Over the last decade, policyholders and insurers have actively litigated the meaning and scope of “structural damage” under the Florida statutory sinkhole scheme. In 2011, in an effort to resolve the dispute, the Florida Legislature adopted a five-part definition of “structural damage” to be applied when interpreting insurance policies providing coverage for sinkhole losses. Fla. Stat. § 627.706 (2)(k). The 2011 Amendment went into effect on May 17, 2011. In Juan Pinzon and Jaqueline Espitia v. The First Liberty Ins. Corp, 2013 U.S. Dist. LEXIS 141676, (M.D. Fla. Sept. 30, 2013), the court applied the new statutory definition where the term was not defined in the policy.

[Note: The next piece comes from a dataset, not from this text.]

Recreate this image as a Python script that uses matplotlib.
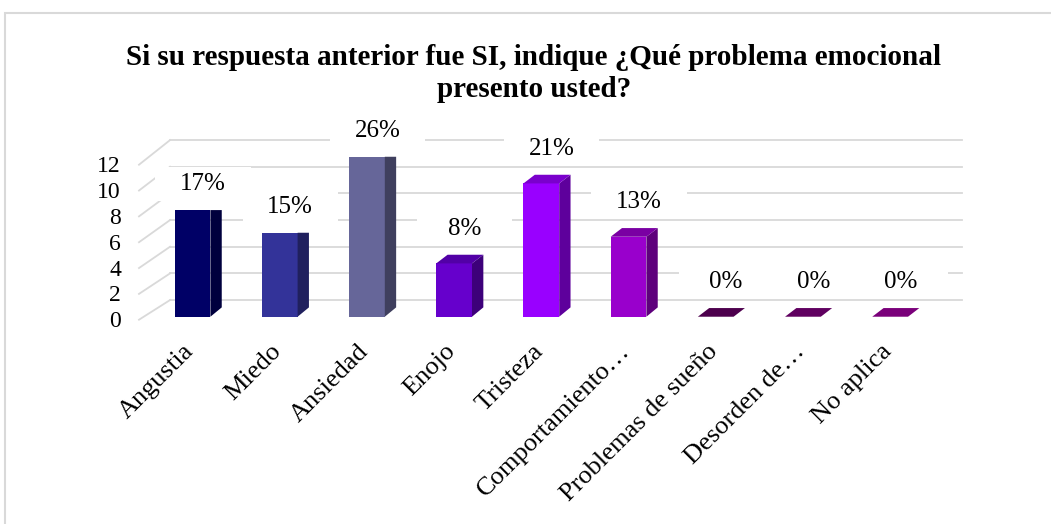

This case involved a breach of contract action filed by the homeowners (the “Insureds”) against their insurer, The First Liberty Insurance Corporation (“First Liberty”). The Insureds argued that their property sustained damages consistent with sinkhole activity, that such damage is a covered loss under the policy, and that First Liberty refused to pay insurance benefits. First Liberty investigated the claim and, relying upon a professional engineer’s report which concluded that the subject damage was not structural damage as defined by the Florida Statutes, denied the claim. The policy defined “Sinkhole Loss” to mean “structural damage to the building, including the foundation, caused by sinkhole activity.” The policy did not define the term “structural damage,” and did not reference any statutory or other sources of definition of the term.

First Liberty filed a motion for summary judgment to address the following issue: whether the Court should apply the statutory definition of “structural damage” contained in Fla. Stat. § 627.706 (2)(k) (2011) to the term “structural damage” as it is used in the insurance policy. The Insureds opposed the motion, arguing that because the term is undefined, the Court should employ standard tenets of insurance contract interpretation and give “structural damage” the broadest possible interpretation to ensure coverage. First Liberty asserted that the narrow definition of “structural damage” contained in § 627.706 (2)(k) governs the policy, because the statutory provision was enacted twenty-three days before the policy went into effect, and insurance contracts incorporate valid laws in existence at the time a contract is executed.

The court rejected case authority presented by the Insureds in support of their position because those decisions involved insurance policies that were executed before the 2011 Amendment was enacted. The Court proceeded to identify two unpublished decisions within the 11th Circuit which refused to apply the narrow statutory definition of “structural damage” even though the 2011 Amendment was in effect before the inception of the subject insurance policies. Shelton v. Liberty Mutual Ins. Co., 2013 U.S. Dist. LEXIS 55000 (M.D. Fla. April 17, 2013), and Kittusamy v. First Liberty Ins.Co., 2013 U.S. Dist. LEXIS 133914 (M.D. Fla. June 12, 2013). The court challenged the analysis in those two cases and concluded that the applicable statutes and case precedent dictate that the 2011 Amendment establishing a definition of “structural damage” applies to this policy. The Court relied upon support from the Florida Insurance Code for its conclusion to apply the narrow statutory definition to this policy.

The decision is consistent with one of the multiple reasons behind the enactment of the 2011 Amendment: to eliminate the uncertainty associated with the identification of valid sinkhole claims given the absence of a “structural damage” definition. The Florida Legislature created a legal definition of “structural damage” based upon scientific standards. As reflected in the Court’s opinion, there remains disagreement within the Middle District of Florida regarding when to apply the statutory definition. This may ultimately prompt clarification from the U.S. Court of Appeals for the Eleventh Circuit.